Sementara bagi generasi Prambors yang sudah menikah, tak usah berhubungan suami-istri karena di hubungan suami-istri perlu adanya sebuah kekerasan. Kemudian bagi yang sedang hamil, tak usah melahirkan bayinya. Karena bagi si bayi, melahirkan adalah sebuah tindakan kekerasan. Sebuah pemaksaan kehendak, memindahkan dari tempat nyaman bayi (rahim) ke alam dunia nyata. Apalagi jika harus melalui sempitnya vagina sebagai jalur lahir. Bukankah itu kekerasan bagi si bayi? Dan kekerasan terhadap diri sendiri?


Menurut saya, tindakan kekerasan itu perlu dan harus tetap ada, tapi harus dilakukan secara tepat 5W+H-nya (What, when, where, why, who + how). Permasalahan kekerasan seperti tawuran timbul karena tidak adanya pembinaan akhlak. Manusia dengan akhlak bagus bisa mengelola kekerasan menjadi sesuatu tindakan bijak. Sedangkan dalam lingkungan keluarga, kekerasan diperlukan selama memenuhi alasan 5W+H yang tepat, untuk menghasilkan sesuatu yang lebih indah seperti contoh bulu hidung dan kuku. Atau untuk sebuah alasan yang berkepanjangan dan lebih dibutuhkan seperti contoh makan daging dan sayur. Atau untuk melanjutkan generasi seperti contoh kelahiran.

Yang harus difokuskan adalah bagaimana cara meng-handle kekerasan menjadi suatu tindakan bijak dan bermanfaat untuk hasil yang berkepanjangan.

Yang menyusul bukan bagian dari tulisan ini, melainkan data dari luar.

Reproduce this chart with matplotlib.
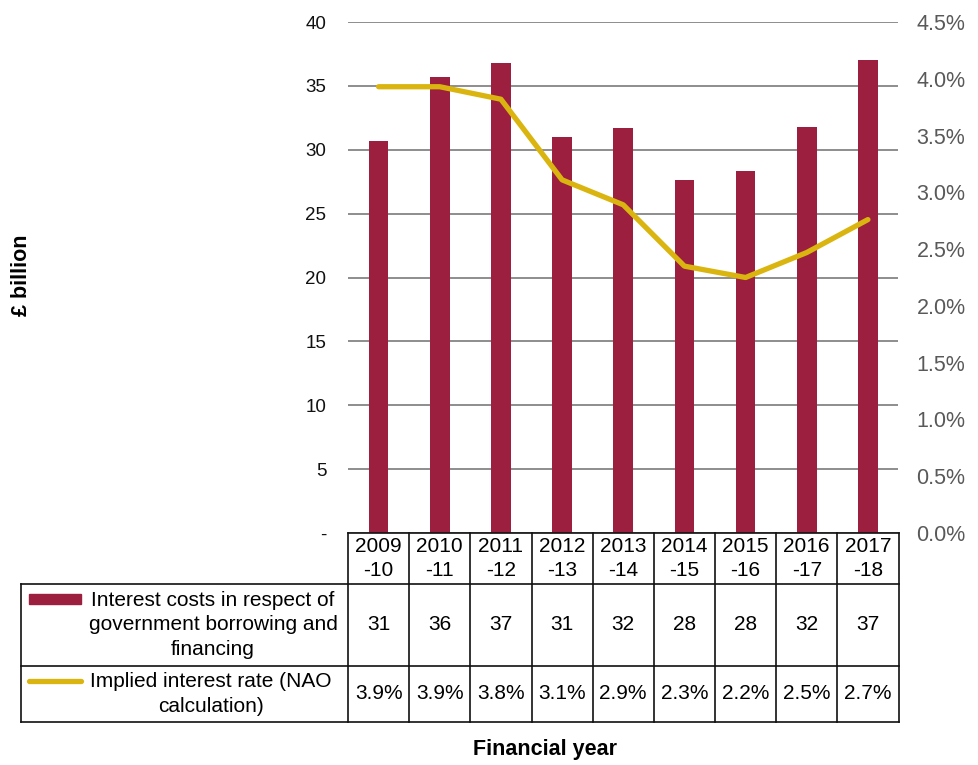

Saya bukan ekstrimis. Saya hanya mencoba bijak menanggapi bahwa kekerasan itu adalah hal yang sebenarnya diperlukan dalam kehidupan. Tak usah dihilangkan. Saya menulis ini karena saya merasa ada kampanye terselubung dibalik ajakan sikap anti kekerasan. Kampanye terselubung untuk melembekkan hati generasi muda Indonesia.

Jadi, lakukanlah kekerasan seperlunya dengan cara tepat. Belajarlah mengelola kekerasan menjadi suatu tindakan bijak. Ketahuilah, Nusantara di masa lalu bisa mempertahankan kedigdayaannya karena manusia-manusianya bisa mengelola kekerasan secara bijak.